→ **EXERCISE**:
Set down the data below from its first line to the line holding "4,4,4,4,4,4,4,4,4,4,4,4,4];", inclusive; omit all pictures.

※ ※ ※

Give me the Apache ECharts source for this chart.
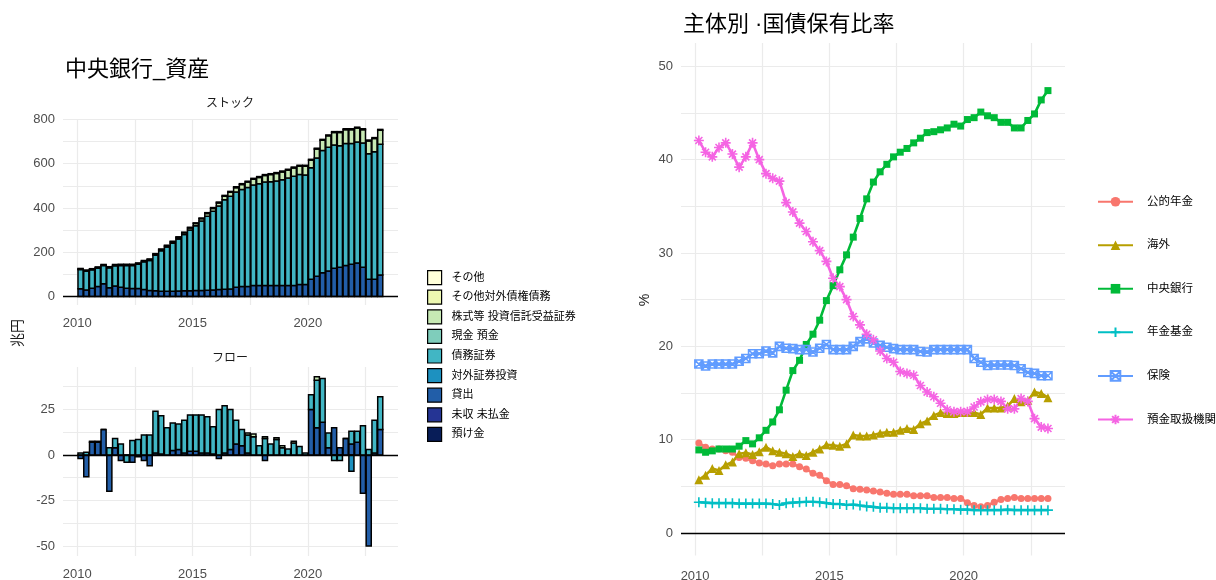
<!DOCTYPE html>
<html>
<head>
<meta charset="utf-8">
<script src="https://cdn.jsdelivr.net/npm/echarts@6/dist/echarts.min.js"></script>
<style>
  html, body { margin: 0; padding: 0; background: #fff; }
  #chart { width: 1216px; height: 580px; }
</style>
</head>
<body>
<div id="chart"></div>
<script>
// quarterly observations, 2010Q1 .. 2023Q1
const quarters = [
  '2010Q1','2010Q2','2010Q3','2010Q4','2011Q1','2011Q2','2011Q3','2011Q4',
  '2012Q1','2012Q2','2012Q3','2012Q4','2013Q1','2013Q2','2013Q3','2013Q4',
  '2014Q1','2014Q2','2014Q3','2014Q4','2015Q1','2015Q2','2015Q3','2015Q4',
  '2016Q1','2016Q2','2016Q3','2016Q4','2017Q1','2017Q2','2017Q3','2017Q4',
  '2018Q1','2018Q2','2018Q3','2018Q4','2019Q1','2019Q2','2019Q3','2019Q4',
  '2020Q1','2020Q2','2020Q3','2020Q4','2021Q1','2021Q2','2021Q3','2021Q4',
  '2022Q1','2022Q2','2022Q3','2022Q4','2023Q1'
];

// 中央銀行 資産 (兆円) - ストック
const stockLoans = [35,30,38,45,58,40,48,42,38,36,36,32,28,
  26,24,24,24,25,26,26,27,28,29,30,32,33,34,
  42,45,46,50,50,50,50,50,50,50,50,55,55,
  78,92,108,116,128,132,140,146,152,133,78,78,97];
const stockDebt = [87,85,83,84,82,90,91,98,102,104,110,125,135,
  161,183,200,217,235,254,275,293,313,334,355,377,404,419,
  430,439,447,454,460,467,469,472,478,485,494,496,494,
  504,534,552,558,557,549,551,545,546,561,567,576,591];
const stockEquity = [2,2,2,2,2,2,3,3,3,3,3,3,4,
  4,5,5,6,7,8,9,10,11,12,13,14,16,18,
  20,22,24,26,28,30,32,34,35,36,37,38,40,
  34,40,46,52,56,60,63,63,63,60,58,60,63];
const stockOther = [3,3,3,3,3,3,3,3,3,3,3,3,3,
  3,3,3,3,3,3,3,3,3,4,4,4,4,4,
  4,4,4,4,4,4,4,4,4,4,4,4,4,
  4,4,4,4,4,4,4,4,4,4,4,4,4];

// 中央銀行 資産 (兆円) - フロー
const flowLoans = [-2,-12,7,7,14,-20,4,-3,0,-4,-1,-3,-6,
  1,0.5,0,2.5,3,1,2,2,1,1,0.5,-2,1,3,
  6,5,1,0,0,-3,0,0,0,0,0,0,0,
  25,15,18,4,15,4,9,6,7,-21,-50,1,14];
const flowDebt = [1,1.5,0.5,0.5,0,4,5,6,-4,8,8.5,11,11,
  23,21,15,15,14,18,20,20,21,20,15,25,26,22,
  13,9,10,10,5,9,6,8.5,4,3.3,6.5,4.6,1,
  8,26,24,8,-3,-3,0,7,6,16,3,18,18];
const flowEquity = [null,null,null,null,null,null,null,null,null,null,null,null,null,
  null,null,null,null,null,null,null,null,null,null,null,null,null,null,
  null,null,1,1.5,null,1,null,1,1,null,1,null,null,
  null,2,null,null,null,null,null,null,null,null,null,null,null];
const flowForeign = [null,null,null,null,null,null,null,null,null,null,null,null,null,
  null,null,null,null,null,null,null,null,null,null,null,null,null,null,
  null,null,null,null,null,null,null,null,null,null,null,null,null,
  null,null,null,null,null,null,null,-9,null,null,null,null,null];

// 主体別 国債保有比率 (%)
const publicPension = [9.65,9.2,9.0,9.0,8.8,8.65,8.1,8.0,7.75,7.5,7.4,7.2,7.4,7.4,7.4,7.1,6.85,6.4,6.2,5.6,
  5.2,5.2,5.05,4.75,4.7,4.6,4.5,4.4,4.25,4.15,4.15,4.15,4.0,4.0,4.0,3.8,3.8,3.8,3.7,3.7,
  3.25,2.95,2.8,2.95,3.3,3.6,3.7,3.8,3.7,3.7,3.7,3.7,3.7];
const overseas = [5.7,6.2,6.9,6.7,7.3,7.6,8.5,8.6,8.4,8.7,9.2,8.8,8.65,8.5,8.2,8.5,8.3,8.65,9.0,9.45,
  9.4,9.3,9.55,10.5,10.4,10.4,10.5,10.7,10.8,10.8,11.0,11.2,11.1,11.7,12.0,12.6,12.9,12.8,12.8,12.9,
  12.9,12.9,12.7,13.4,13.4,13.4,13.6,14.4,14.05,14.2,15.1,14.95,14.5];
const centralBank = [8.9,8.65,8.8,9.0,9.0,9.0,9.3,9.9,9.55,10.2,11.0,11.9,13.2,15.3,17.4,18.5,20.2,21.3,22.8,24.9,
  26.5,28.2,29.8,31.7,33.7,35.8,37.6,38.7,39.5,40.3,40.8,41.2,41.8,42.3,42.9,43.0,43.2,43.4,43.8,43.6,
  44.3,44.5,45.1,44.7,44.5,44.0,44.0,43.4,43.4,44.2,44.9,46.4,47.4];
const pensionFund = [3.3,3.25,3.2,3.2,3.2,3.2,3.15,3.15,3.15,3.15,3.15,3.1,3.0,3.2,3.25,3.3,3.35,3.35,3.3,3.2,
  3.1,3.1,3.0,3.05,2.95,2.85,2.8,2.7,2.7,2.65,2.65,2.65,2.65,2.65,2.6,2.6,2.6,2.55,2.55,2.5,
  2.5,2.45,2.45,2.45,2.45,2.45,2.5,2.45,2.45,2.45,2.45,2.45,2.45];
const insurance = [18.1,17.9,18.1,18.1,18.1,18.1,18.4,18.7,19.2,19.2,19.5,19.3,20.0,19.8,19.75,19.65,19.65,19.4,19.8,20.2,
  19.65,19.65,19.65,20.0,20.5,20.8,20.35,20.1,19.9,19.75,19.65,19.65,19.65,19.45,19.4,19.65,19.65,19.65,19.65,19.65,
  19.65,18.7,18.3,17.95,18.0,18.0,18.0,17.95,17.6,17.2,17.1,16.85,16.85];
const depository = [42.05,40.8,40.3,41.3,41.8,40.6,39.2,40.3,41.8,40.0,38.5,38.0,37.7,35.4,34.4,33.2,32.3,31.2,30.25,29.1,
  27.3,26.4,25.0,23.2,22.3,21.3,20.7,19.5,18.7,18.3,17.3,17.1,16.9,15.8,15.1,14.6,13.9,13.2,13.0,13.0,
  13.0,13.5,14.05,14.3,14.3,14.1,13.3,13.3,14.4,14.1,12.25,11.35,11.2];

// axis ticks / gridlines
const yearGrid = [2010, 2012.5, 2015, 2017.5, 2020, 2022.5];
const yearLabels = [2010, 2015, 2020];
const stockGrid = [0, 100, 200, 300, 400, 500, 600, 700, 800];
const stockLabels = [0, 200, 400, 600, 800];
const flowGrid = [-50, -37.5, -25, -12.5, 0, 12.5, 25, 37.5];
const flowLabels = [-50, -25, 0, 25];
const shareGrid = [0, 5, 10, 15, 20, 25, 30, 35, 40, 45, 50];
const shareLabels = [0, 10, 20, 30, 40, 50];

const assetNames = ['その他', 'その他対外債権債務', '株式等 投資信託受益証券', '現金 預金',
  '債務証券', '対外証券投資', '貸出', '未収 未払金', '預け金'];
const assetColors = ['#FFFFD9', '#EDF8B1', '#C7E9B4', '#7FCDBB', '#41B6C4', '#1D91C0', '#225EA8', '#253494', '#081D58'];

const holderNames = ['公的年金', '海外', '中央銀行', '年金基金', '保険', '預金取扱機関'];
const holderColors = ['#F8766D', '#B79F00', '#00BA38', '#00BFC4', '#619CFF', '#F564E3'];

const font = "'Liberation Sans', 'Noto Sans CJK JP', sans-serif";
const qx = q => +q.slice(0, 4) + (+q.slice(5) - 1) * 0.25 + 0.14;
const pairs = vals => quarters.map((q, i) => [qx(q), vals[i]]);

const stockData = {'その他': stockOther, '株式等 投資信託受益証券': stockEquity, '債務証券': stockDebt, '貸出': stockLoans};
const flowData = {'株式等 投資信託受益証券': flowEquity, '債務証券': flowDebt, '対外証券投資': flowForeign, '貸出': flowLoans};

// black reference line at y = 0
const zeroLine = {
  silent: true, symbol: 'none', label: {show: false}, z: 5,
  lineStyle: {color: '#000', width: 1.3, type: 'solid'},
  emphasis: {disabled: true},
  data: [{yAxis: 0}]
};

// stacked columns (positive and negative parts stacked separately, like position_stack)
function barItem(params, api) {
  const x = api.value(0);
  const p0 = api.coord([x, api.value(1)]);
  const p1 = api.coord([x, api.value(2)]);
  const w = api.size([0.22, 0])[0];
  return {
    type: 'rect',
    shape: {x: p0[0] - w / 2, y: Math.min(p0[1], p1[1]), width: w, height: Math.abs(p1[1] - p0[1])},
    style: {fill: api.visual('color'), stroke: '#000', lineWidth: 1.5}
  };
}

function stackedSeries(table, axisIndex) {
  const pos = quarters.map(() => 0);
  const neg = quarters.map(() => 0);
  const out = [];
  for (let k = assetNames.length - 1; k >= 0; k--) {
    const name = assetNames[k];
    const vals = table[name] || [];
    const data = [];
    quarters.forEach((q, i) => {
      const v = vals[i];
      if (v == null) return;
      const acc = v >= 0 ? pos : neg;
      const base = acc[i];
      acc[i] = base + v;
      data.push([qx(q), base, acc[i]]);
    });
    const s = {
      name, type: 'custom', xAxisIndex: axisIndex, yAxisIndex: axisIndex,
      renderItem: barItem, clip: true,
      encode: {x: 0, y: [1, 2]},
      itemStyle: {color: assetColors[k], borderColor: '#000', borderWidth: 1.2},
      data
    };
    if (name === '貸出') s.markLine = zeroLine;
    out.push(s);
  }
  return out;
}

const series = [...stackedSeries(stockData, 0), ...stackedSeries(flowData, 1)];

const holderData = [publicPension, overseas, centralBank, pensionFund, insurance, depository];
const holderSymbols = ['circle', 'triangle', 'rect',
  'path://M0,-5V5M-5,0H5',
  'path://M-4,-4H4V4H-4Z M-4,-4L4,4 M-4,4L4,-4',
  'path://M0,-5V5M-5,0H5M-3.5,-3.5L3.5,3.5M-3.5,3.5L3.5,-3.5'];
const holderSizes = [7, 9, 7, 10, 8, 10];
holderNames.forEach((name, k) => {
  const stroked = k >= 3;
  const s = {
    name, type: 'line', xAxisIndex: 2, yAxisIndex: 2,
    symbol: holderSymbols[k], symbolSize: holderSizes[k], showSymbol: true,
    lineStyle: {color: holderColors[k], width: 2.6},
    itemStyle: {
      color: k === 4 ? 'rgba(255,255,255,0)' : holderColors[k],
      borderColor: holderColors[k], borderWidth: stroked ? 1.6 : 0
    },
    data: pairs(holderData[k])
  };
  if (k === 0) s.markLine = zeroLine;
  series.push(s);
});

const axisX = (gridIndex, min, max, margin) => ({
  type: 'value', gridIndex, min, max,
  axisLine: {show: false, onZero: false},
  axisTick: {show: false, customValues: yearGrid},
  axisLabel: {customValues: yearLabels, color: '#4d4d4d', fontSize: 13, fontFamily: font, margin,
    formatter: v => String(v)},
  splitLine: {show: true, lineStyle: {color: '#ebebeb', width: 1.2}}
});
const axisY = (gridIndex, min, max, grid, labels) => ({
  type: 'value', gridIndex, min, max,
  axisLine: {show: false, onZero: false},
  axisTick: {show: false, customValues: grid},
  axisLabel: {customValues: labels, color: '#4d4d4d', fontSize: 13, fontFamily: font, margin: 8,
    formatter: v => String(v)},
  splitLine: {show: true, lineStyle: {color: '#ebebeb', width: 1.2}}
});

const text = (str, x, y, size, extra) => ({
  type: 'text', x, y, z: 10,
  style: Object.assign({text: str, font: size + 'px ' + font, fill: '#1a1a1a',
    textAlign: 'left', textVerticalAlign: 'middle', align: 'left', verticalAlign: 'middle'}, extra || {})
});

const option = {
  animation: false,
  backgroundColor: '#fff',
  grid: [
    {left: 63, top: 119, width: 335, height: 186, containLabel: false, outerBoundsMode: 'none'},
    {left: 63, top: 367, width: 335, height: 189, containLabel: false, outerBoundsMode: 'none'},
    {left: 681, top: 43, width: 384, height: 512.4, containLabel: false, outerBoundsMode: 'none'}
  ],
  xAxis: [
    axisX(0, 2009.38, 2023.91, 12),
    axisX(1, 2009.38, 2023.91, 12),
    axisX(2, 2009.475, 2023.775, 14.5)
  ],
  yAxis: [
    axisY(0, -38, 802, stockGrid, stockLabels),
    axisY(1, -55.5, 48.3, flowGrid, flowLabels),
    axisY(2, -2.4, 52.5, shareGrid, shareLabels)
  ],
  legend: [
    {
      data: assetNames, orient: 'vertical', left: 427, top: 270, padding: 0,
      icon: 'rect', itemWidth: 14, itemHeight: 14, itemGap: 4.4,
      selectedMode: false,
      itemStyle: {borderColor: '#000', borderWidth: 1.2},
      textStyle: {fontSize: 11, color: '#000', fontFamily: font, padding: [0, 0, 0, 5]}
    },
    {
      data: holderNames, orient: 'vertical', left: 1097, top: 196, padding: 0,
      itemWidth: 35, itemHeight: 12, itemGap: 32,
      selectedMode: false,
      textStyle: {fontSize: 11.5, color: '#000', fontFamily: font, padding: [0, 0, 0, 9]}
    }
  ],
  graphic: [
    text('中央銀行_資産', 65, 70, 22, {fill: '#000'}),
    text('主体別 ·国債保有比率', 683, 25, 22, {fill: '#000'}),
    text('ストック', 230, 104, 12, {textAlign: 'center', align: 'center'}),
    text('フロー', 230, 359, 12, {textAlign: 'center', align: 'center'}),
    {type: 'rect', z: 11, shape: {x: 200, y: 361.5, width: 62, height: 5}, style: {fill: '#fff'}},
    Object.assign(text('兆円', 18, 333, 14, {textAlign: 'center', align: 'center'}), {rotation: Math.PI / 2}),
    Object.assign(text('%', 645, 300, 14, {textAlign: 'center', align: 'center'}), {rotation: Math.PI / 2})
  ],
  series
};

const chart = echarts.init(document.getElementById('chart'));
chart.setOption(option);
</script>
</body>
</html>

※ ※ ※

→ **RESPONSE TO THE TASK**:
Give me the Apache ECharts source for this chart.
<!DOCTYPE html>
<html>
<head>
<meta charset="utf-8">
<script src="https://cdn.jsdelivr.net/npm/echarts@6/dist/echarts.min.js"></script>
<style>
  html, body { margin: 0; padding: 0; background: #fff; }
  #chart { width: 1216px; height: 580px; }
</style>
</head>
<body>
<div id="chart"></div>
<script>
// quarterly observations, 2010Q1 .. 2023Q1
const quarters = [
  '2010Q1','2010Q2','2010Q3','2010Q4','2011Q1','2011Q2','2011Q3','2011Q4',
  '2012Q1','2012Q2','2012Q3','2012Q4','2013Q1','2013Q2','2013Q3','2013Q4',
  '2014Q1','2014Q2','2014Q3','2014Q4','2015Q1','2015Q2','2015Q3','2015Q4',
  '2016Q1','2016Q2','2016Q3','2016Q4','2017Q1','2017Q2','2017Q3','2017Q4',
  '2018Q1','2018Q2','2018Q3','2018Q4','2019Q1','2019Q2','2019Q3','2019Q4',
  '2020Q1','2020Q2','2020Q3','2020Q4','2021Q1','2021Q2','2021Q3','2021Q4',
  '2022Q1','2022Q2','2022Q3','2022Q4','2023Q1'
];

// 中央銀行 資産 (兆円) - ストック
const stockLoans = [35,30,38,45,58,40,48,42,38,36,36,32,28,
  26,24,24,24,25,26,26,27,28,29,30,32,33,34,
  42,45,46,50,50,50,50,50,50,50,50,55,55,
  78,92,108,116,128,132,140,146,152,133,78,78,97];
const stockDebt = [87,85,83,84,82,90,91,98,102,104,110,125,135,
  161,183,200,217,235,254,275,293,313,334,355,377,404,419,
  430,439,447,454,460,467,469,472,478,485,494,496,494,
  504,534,552,558,557,549,551,545,546,561,567,576,591];
const stockEquity = [2,2,2,2,2,2,3,3,3,3,3,3,4,
  4,5,5,6,7,8,9,10,11,12,13,14,16,18,
  20,22,24,26,28,30,32,34,35,36,37,38,40,
  34,40,46,52,56,60,63,63,63,60,58,60,63];
const stockOther = [3,3,3,3,3,3,3,3,3,3,3,3,3,
  3,3,3,3,3,3,3,3,3,4,4,4,4,4,
  4,4,4,4,4,4,4,4,4,4,4,4,4,
  4,4,4,4,4,4,4,4,4,4,4,4,4];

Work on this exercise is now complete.